Mariana Sanchez était au café avec sa mère quand la télévision a annoncé la nouvelle. "Elle ne s’attendait pas à ce que ce soit si rapide, elle a même eu les larmes aux yeux en réalisant que Léon XIV était de Chicago", déclare-t-elle. "Venir de la même ville que le nouveau pape, c’était moment incroyable pour tous les habitants de Chicago", poursuit-elle. Mariana Sanchez  aussi que le nouveau pape a quitté Chicago très jeune pour partir en mission au Pérou. "Le pape Léon a montré de la compassion pour les migrants et les pauvres", dit celle qui espère que cela changera le regard sur la migration.

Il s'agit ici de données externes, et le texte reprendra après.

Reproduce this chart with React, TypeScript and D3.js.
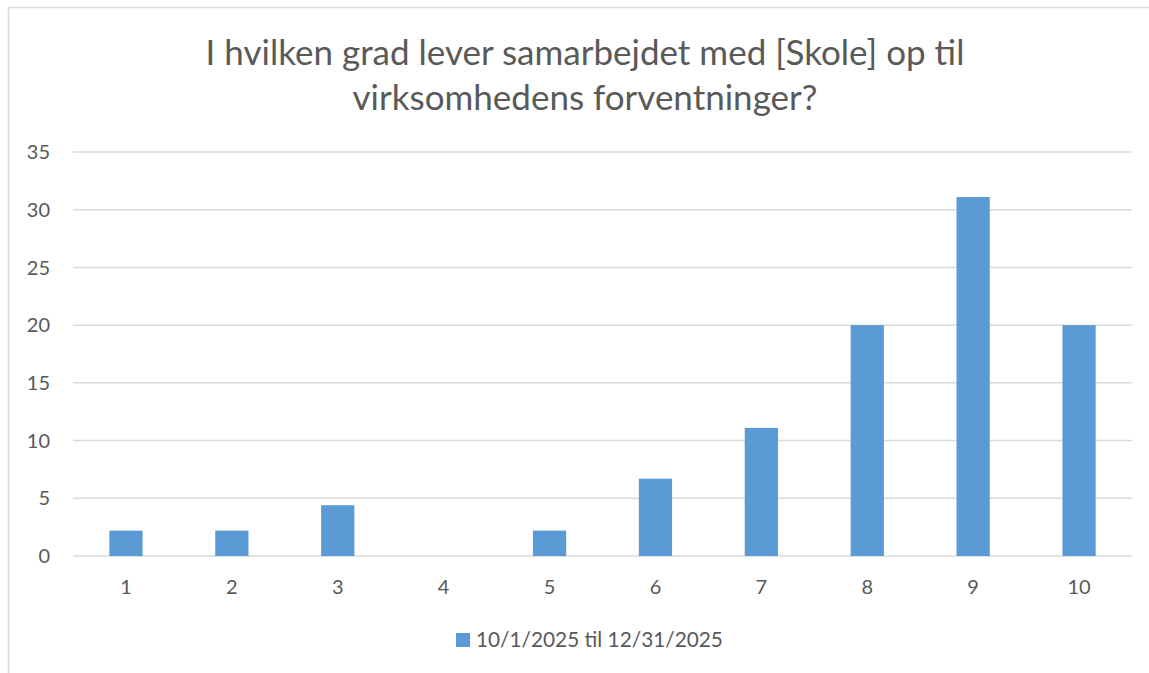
import React, { useEffect, useRef } from 'react';
import * as d3 from 'd3';

const categories = ['1', '2', '3', '4', '5', '6', '7', '8', '9', '10'];
const values = [2.2, 2.2, 4.4, 0, 2.2, 6.7, 11.1, 20, 31.1, 20];
const yTicks = [0, 5, 10, 15, 20, 25, 30, 35];
const titleLines = ['I hvilken grad lever samarbejdet med [Skole] op til', 'virksomhedens forventninger?'];
const seriesName = '10/1/2025 til 12/31/2025';

const App: React.FC = () => {
  const svgRef = useRef<SVGSVGElement>(null);
  const width = 1149;
  const height = 673;

  useEffect(() => {
    if (!svgRef.current) return;
    const svg = d3.select(svgRef.current);
    svg.selectAll('*').remove();

    const font = "Lato, 'Open Sans', sans-serif";
    const textColor = '#595959';
    const gridColor = '#d9d9d9';
    const barColor = '#5b9bd5';

    // chart frame (only left and top edges fall inside the picture)
    svg.append('rect')
      .attr('x', 8.5)
      .attr('y', 7.5)
      .attr('width', width + 20)
      .attr('height', height + 20)
      .attr('fill', '#fff')
      .attr('stroke', gridColor)
      .attr('stroke-width', 1.5);

    const margin = { top: 152, right: 17, bottom: 117, left: 73 };
    const innerWidth = width - margin.left - margin.right;
    const innerHeight = height - margin.top - margin.bottom;

    const g = svg.append('g')
      .attr('transform', `translate(${margin.left},${margin.top})`);

    const x = d3.scaleBand()
      .domain(categories)
      .range([0, innerWidth])
      .paddingInner(0.686)
      .paddingOuter(0.343);

    const y = d3.scaleLinear()
      .domain([0, 35])
      .range([innerHeight, 0]);

    // gridlines
    g.selectAll('line.grid')
      .data(yTicks)
      .enter()
      .append('line')
      .attr('class', 'grid')
      .attr('x1', 0)
      .attr('x2', innerWidth)
      .attr('y1', d => y(d))
      .attr('y2', d => y(d))
      .attr('stroke', gridColor)
      .attr('stroke-width', 1.5);

    // y labels
    g.selectAll('text.ylab')
      .data(yTicks)
      .enter()
      .append('text')
      .attr('class', 'ylab')
      .attr('x', -23)
      .attr('y', d => y(d))
      .attr('dy', '0.36em')
      .attr('text-anchor', 'end')
      .attr('font-family', font)
      .attr('font-size', '20px')
      .attr('fill', textColor)
      .text(d => d);

    // bars
    g.selectAll('rect.bar')
      .data(values)
      .enter()
      .append('rect')
      .attr('class', 'bar')
      .attr('x', (d, i) => x(categories[i])!)
      .attr('y', d => y(d))
      .attr('width', x.bandwidth())
      .attr('height', d => innerHeight - y(d))
      .attr('fill', barColor);

    // x labels
    g.selectAll('text.xlab')
      .data(categories)
      .enter()
      .append('text')
      .attr('class', 'xlab')
      .attr('x', d => x(d)! + x.bandwidth() / 2)
      .attr('y', innerHeight + 38)
      .attr('text-anchor', 'middle')
      .attr('font-family', font)
      .attr('font-size', '20px')
      .attr('fill', textColor)
      .text(d => d);

    // title
    svg.selectAll('text.title')
      .data(titleLines)
      .enter()
      .append('text')
      .attr('class', 'title')
      .attr('x', 585)
      .attr('y', (d, i) => 65 + i * 45)
      .attr('text-anchor', 'middle')
      .attr('font-family', font)
      .attr('font-size', '35px')
      .attr('fill', textColor)
      .text(d => d);

    // legend
    svg.append('rect')
      .attr('x', 456)
      .attr('y', 633)
      .attr('width', 14)
      .attr('height', 14)
      .attr('fill', barColor);

    svg.append('text')
      .attr('x', 476)
      .attr('y', 647)
      .attr('font-family', font)
      .attr('font-size', '20.8px')
      .attr('fill', textColor)
      .text(seriesName);
  }, []);

  return (
    <svg
      ref={svgRef}
      width={width}
      height={height}
      style={{ position: 'absolute', left: 0, top: 0, background: '#fff' }}
    />
  );
};

export default App;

"Pas seulement un Américain des Etats-Unis"

De l'autre côté des Etats-Unis, à Los Angeles, l'émotion est forte. A l'intérieur de la très contemporaine cathédrale Notre-Dame des Anges, l'heure est au recueillement après l'annonce du nouveau pape. Ils sont une centaine de paroissiens, venus pour la messe quotidienne, heureux d'entendre le nom du pape prononcé ici pour la première fois. L'élection d'un Américain est une surprise totale, y compris pour Juan Ochoa, jeune prêtre de Los Angeles : "C'est très excitant et nous sommes aussi sous le choc. Nous n'arrivons toujours pas à croire que nous avons un pape américain. J'ai toujours entendu à l'intérieur comme à l'extérieur de l'église que nous n'aurions jamais un pape américain." Le religieux reconnaît "que notre nouveau pape n'est pas seulement un Américain des Etats-Unis", puisqu'il a passé une grande partie de sa vie au Pérou. "Il a parlé en espagnol. Il a parlé à son peuple au Pérou", souligne Juan Ochoa.

Dans cette métropole où les latinos représentent la majorité des quatre millions de catholiques, le parcours de Robert Prevost est perçu comme un atout. "Il représente l'inclusion, un melting pot où tout le monde se rassemble, sans division. Cela rapproche tout le monde, et c'est ce que nous voulons", explique Gina, une fidèle sexagénaire. Le sentiment de continuité avec le pape Francois est aussi perçu comme essentiel, pour ceux, à l'image de Jordan, qui souhaitent une Eglise ouverte sur le monde : "J'espère qu'il va poursuivre dans le sens de l'unité prônée par le pape François, du dialogue, parler aux personnes qui peut-être ne s'intéressaient pas à l'église auparavant."

L'unité, un mot qui revient souvent chez ces fidèles. Certains, comme Daniel, espèrent que le pape pourra réduire les fractures au sein de la société américaine. "Je pense que le fait qu'il soit modéré est une très bonne chose, souligne-t-il. C'est peut-être une des raisons pour lesquelles il a été choisi, parce qu'il aura le courage de s'opposer à Trump, si nécessaire. J'espère qu'il rassemblera les gens, alors que la politique actuelle tend à les diviser."

L'attente est forte sur des sujets sensibles, comme l'immigration ou l'avortement. Sur ces questions, difficile de prédire comment se positionnera un pape que l'on dit attentif aux questions sociales, mais peut-être moins progressiste que son prédécesseur.